__Written exercise__: Repeat the material exactly, leaving nothing out.
-- Begin --
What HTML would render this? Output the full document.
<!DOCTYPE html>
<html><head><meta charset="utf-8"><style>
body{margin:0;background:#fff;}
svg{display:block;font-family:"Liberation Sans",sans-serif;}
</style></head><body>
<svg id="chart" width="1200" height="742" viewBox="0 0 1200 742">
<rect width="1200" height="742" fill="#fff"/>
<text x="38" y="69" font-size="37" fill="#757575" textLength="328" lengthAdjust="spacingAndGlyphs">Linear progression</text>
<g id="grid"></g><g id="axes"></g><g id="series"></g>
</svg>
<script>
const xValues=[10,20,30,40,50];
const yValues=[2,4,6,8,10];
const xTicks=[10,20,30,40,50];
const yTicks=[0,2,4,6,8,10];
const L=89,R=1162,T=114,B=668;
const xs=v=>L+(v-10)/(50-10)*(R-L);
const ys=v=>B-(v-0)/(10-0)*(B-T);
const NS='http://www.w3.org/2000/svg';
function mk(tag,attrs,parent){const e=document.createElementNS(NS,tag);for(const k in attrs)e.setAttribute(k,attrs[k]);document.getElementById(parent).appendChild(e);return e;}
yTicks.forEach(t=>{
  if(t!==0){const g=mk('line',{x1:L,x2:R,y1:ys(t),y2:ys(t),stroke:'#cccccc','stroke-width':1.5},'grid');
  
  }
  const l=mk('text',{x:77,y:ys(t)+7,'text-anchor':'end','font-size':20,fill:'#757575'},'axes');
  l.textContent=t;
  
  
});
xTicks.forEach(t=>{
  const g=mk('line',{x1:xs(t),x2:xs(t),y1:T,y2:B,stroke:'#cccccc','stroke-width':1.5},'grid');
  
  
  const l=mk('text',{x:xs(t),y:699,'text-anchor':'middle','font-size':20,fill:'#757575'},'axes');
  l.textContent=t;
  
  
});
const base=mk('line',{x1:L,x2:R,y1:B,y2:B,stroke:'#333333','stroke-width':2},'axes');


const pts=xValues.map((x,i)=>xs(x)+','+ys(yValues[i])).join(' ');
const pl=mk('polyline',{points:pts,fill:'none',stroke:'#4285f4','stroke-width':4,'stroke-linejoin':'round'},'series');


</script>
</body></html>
-- End --
__Answer to this task__:
What HTML would render this? Output the full document.
<!DOCTYPE html>
<html><head><meta charset="utf-8"><style>
body{margin:0;background:#fff;}
svg{display:block;font-family:"Liberation Sans",sans-serif;}
</style></head><body>
<svg id="chart" width="1200" height="742" viewBox="0 0 1200 742">
<rect width="1200" height="742" fill="#fff"/>
<text x="38" y="69" font-size="37" fill="#757575" textLength="328" lengthAdjust="spacingAndGlyphs">Linear progression</text>
<g id="grid"></g><g id="axes"></g><g id="series"></g>
</svg>
<script>
const xValues=[10,20,30,40,50];
const yValues=[2,4,6,8,10];
const xTicks=[10,20,30,40,50];
const yTicks=[0,2,4,6,8,10];
const L=89,R=1162,T=114,B=668;
const xs=v=>L+(v-10)/(50-10)*(R-L);
const ys=v=>B-(v-0)/(10-0)*(B-T);
const NS='http://www.w3.org/2000/svg';
function mk(tag,attrs,parent){const e=document.createElementNS(NS,tag);for(const k in attrs)e.setAttribute(k,attrs[k]);document.getElementById(parent).appendChild(e);return e;}
yTicks.forEach(t=>{
  if(t!==0){const g=mk('line',{x1:L,x2:R,y1:ys(t),y2:ys(t),stroke:'#cccccc','stroke-width':1.5},'grid');
  
  }
  const l=mk('text',{x:77,y:ys(t)+7,'text-anchor':'end','font-size':20,fill:'#757575'},'axes');
  l.textContent=t;
  
  
});
xTicks.forEach(t=>{
  const g=mk('line',{x1:xs(t),x2:xs(t),y1:T,y2:B,stroke:'#cccccc','stroke-width':1.5},'grid');
  
  
  const l=mk('text',{x:xs(t),y:699,'text-anchor':'middle','font-size':20,fill:'#757575'},'axes');
  l.textContent=t;
  
  
});
const base=mk('line',{x1:L,x2:R,y1:B,y2:B,stroke:'#333333','stroke-width':2},'axes');


const pts=xValues.map((x,i)=>xs(x)+','+ys(yValues[i])).join(' ');
const pl=mk('polyline',{points:pts,fill:'none',stroke:'#4285f4','stroke-width':4,'stroke-linejoin':'round'},'series');


</script>
</body></html>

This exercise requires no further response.